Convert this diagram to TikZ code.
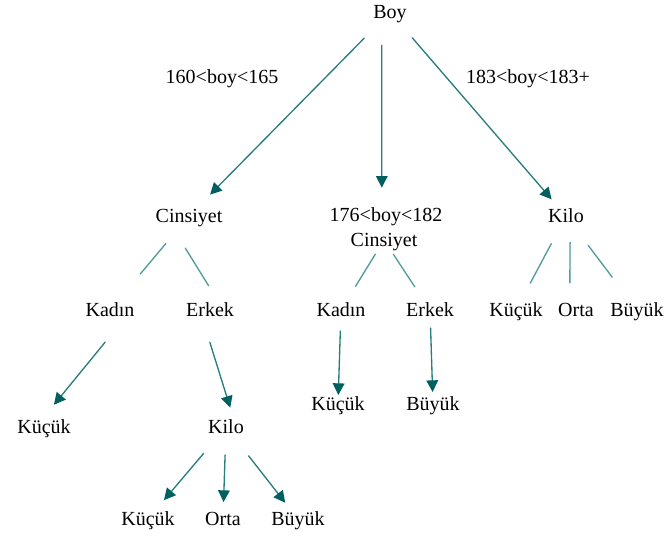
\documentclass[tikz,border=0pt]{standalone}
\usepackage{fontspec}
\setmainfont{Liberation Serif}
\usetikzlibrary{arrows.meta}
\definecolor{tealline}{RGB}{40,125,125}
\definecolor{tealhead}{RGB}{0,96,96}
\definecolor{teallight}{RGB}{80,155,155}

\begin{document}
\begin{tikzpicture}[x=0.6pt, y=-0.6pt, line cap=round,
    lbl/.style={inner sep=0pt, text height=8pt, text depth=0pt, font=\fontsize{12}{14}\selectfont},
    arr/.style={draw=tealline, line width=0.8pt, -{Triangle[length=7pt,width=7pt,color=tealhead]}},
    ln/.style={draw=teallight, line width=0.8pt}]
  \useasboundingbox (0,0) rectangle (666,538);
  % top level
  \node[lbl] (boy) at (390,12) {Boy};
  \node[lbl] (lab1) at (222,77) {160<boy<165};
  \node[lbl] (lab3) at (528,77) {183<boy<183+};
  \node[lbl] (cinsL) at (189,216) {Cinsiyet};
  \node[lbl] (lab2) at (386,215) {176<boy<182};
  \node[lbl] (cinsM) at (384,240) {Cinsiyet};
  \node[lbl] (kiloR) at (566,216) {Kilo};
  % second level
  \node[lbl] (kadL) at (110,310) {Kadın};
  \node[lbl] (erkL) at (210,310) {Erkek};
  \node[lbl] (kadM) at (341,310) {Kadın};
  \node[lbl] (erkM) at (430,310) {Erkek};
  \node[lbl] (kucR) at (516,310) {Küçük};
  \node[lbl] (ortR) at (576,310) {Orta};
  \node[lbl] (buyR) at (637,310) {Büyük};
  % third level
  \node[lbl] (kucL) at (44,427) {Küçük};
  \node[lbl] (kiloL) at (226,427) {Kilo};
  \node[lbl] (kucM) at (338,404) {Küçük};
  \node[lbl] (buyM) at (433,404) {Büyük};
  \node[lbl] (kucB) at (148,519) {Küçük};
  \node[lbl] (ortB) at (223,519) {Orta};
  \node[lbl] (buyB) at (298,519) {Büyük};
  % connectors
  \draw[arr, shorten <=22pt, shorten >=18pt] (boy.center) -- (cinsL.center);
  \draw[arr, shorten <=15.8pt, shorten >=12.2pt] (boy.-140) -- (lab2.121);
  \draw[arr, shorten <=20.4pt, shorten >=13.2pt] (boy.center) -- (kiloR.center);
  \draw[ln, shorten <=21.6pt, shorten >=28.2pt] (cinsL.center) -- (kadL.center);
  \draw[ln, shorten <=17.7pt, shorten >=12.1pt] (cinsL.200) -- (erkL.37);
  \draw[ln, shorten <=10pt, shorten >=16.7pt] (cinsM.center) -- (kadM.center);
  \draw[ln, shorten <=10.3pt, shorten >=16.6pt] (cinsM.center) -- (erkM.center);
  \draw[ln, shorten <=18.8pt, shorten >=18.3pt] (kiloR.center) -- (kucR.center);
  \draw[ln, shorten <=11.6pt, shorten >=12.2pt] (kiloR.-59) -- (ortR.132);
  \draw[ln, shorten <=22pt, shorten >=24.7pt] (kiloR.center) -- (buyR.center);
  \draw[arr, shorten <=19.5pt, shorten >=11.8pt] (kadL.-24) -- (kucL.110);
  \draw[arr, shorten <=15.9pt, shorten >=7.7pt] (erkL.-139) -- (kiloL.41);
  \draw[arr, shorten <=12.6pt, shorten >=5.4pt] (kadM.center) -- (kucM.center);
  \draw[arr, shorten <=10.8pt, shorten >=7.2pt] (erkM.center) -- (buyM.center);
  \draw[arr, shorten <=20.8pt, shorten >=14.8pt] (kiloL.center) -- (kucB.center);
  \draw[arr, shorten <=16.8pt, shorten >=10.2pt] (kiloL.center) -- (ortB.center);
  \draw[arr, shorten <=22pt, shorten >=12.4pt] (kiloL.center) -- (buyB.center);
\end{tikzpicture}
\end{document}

....................

→ **Exercise details**: Repeat the material above verbatim, with no pictures in the output.

→ **Exercise solution**:
Convert this diagram to TikZ code.
\documentclass[tikz,border=0pt]{standalone}
\usepackage{fontspec}
\setmainfont{Liberation Serif}
\usetikzlibrary{arrows.meta}
\definecolor{tealline}{RGB}{40,125,125}
\definecolor{tealhead}{RGB}{0,96,96}
\definecolor{teallight}{RGB}{80,155,155}

\begin{document}
\begin{tikzpicture}[x=0.6pt, y=-0.6pt, line cap=round,
    lbl/.style={inner sep=0pt, text height=8pt, text depth=0pt, font=\fontsize{12}{14}\selectfont},
    arr/.style={draw=tealline, line width=0.8pt, -{Triangle[length=7pt,width=7pt,color=tealhead]}},
    ln/.style={draw=teallight, line width=0.8pt}]
  \useasboundingbox (0,0) rectangle (666,538);
  % top level
  \node[lbl] (boy) at (390,12) {Boy};
  \node[lbl] (lab1) at (222,77) {160<boy<165};
  \node[lbl] (lab3) at (528,77) {183<boy<183+};
  \node[lbl] (cinsL) at (189,216) {Cinsiyet};
  \node[lbl] (lab2) at (386,215) {176<boy<182};
  \node[lbl] (cinsM) at (384,240) {Cinsiyet};
  \node[lbl] (kiloR) at (566,216) {Kilo};
  % second level
  \node[lbl] (kadL) at (110,310) {Kadın};
  \node[lbl] (erkL) at (210,310) {Erkek};
  \node[lbl] (kadM) at (341,310) {Kadın};
  \node[lbl] (erkM) at (430,310) {Erkek};
  \node[lbl] (kucR) at (516,310) {Küçük};
  \node[lbl] (ortR) at (576,310) {Orta};
  \node[lbl] (buyR) at (637,310) {Büyük};
  % third level
  \node[lbl] (kucL) at (44,427) {Küçük};
  \node[lbl] (kiloL) at (226,427) {Kilo};
  \node[lbl] (kucM) at (338,404) {Küçük};
  \node[lbl] (buyM) at (433,404) {Büyük};
  \node[lbl] (kucB) at (148,519) {Küçük};
  \node[lbl] (ortB) at (223,519) {Orta};
  \node[lbl] (buyB) at (298,519) {Büyük};
  % connectors
  \draw[arr, shorten <=22pt, shorten >=18pt] (boy.center) -- (cinsL.center);
  \draw[arr, shorten <=15.8pt, shorten >=12.2pt] (boy.-140) -- (lab2.121);
  \draw[arr, shorten <=20.4pt, shorten >=13.2pt] (boy.center) -- (kiloR.center);
  \draw[ln, shorten <=21.6pt, shorten >=28.2pt] (cinsL.center) -- (kadL.center);
  \draw[ln, shorten <=17.7pt, shorten >=12.1pt] (cinsL.200) -- (erkL.37);
  \draw[ln, shorten <=10pt, shorten >=16.7pt] (cinsM.center) -- (kadM.center);
  \draw[ln, shorten <=10.3pt, shorten >=16.6pt] (cinsM.center) -- (erkM.center);
  \draw[ln, shorten <=18.8pt, shorten >=18.3pt] (kiloR.center) -- (kucR.center);
  \draw[ln, shorten <=11.6pt, shorten >=12.2pt] (kiloR.-59) -- (ortR.132);
  \draw[ln, shorten <=22pt, shorten >=24.7pt] (kiloR.center) -- (buyR.center);
  \draw[arr, shorten <=19.5pt, shorten >=11.8pt] (kadL.-24) -- (kucL.110);
  \draw[arr, shorten <=15.9pt, shorten >=7.7pt] (erkL.-139) -- (kiloL.41);
  \draw[arr, shorten <=12.6pt, shorten >=5.4pt] (kadM.center) -- (kucM.center);
  \draw[arr, shorten <=10.8pt, shorten >=7.2pt] (erkM.center) -- (buyM.center);
  \draw[arr, shorten <=20.8pt, shorten >=14.8pt] (kiloL.center) -- (kucB.center);
  \draw[arr, shorten <=16.8pt, shorten >=10.2pt] (kiloL.center) -- (ortB.center);
  \draw[arr, shorten <=22pt, shorten >=12.4pt] (kiloL.center) -- (buyB.center);
\end{tikzpicture}
\end{document}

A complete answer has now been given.